# Troubleshooting Services¶

Services are the core of a DXP Cloud environment. This article covers troubleshooting techniques that can be used to investigate and address issues that may arise with DXP Cloud services.

## A Service is Continually Restarting¶

Services repeatedly restarting may signal an issue with the liveness or readiness probes for that service. When this happens, you may notice it in the General tab of the Activities panel, on the Overview for one environment.

Services that are continuously restarting due to a recurring liveness probe failure, may not complete start up before the liveness probe triggers a restart. If there is a readiness probe failure, then the readiness probe has failed to get the appropriate response a number of times in a row (possibly after the service has already fully started).

To diagnose a service that is continually restarting, we recommend the following steps:

### Check Service Logs for Liveness or Readiness Probe Failures¶

Navigate to the service’s page to see the logs on the first tab. Scan the recent logs to find any that indicate a probe failure.

For example, a liveness probe failure message may look like:

Liveness probe failed: HTTP probe failed with statuscode: 500


### Review Probe Configurations¶

If you have customized your probe configurations for your environment, then it is possible that incorrect probe configuration causes the probe failures. To rule this out as the cause of probe failures, check the configurations of your liveness and readiness probes and make sure they match your environment.

Navigate to the service having problems, and hovering your cursor over the status icon (the ellipsis or “Ready” icon):

Click on the probe in question to see its configuration:

timeoutSeconds: 10
httpGet: path: /c/portal/layout
port: 8080

initialDelaySeconds: 120
periodSeconds: 15
failureThreshold: 3
successThreshold: 3


If the probe configuration values(such as the path or port values) are incorrect for your environment, then adjust them to the expected values in the service’s LCP.json file, in your project repository. Find this file in the directory corresponding to the service (e.g., liferay/), and then deploy the changes to your testing environment.

If your service’s LCP.json file does not already have the probe configurations, then you can copy the configurations shown in the console and convert them to JSON format while applying your changes. For example, readiness and liveness probe configurations for the liferay service may look like:

{
"httpGet": {
"path": "/c/portal/layout",
"port": 8080
},
"initialDelaySeconds": 120,
"periodSeconds": 15,
"timeoutSeconds": 10,
"failureThreshold": 3,
"successThreshold": 3
},
"livenessProbe": {
"tcpSocket": {
"port": 8080
},
"initialDelaySeconds": 300,
"periodSeconds": 60,
"timeoutSeconds": 10,
"failureThreshold": 3,
"successThreshold": 1
}
}


The default probe configurations should work for most environments. If you have not changed the probe configurations at all, then the issue is likely not a matter of incorrect configuration.

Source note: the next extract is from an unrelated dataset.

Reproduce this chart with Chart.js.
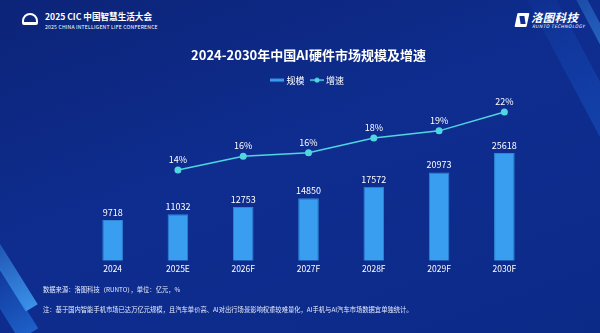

### Review Service Logs for Startup Errors¶

If your probe configurations are correct, then the probes failing may be a sign of a problem with the service itself.

Check the logs to look for any error messages that may indicate a failed startup. If you can identify an error or problem in the startup logs, then this may be what is causing one or more probes to fail, which would trigger a service restart.

Tip

For the Liferay service, look for this message to signal the first logs after a restart: [LIFERAY] To SSH into this container, run: "docker exec -it liferay-<node-id> /bin/bash".

Contact Support if you need assistance in handling Liferay startup errors.

If there are no obvious errors or problems in the startup logs for your service causing the probe failures, but the service is still restarting, then an adjustment to the probe configurations may be necessary.

Services that take a long time to start up can lead to the liveness probe timing out early, triggering a service restart. This is likely the case if the normal startup logs have not all appeared by the time the probes fail and trigger a restart. This is not as likely to be the case if it is the readiness probe failing after the service has already fully started.

• Increase the initialDelaySeconds value for the probes to wait longer before checking the service.

• Increase the failureThreshold to force the probes to make more attempts before triggering a service restart.

• Increase the timeoutSeconds value to reduce the chance of a probe failure, if responses from the service are slow.

Increase one or more of these values in the probe configurations (in the service’s LCP.json file) and deploy the changes as appropriate for your service if slowness is causing service restarts. However, avoid setting these values too arbitrarily high, because the changes will apply to the probes for every service restart in the future.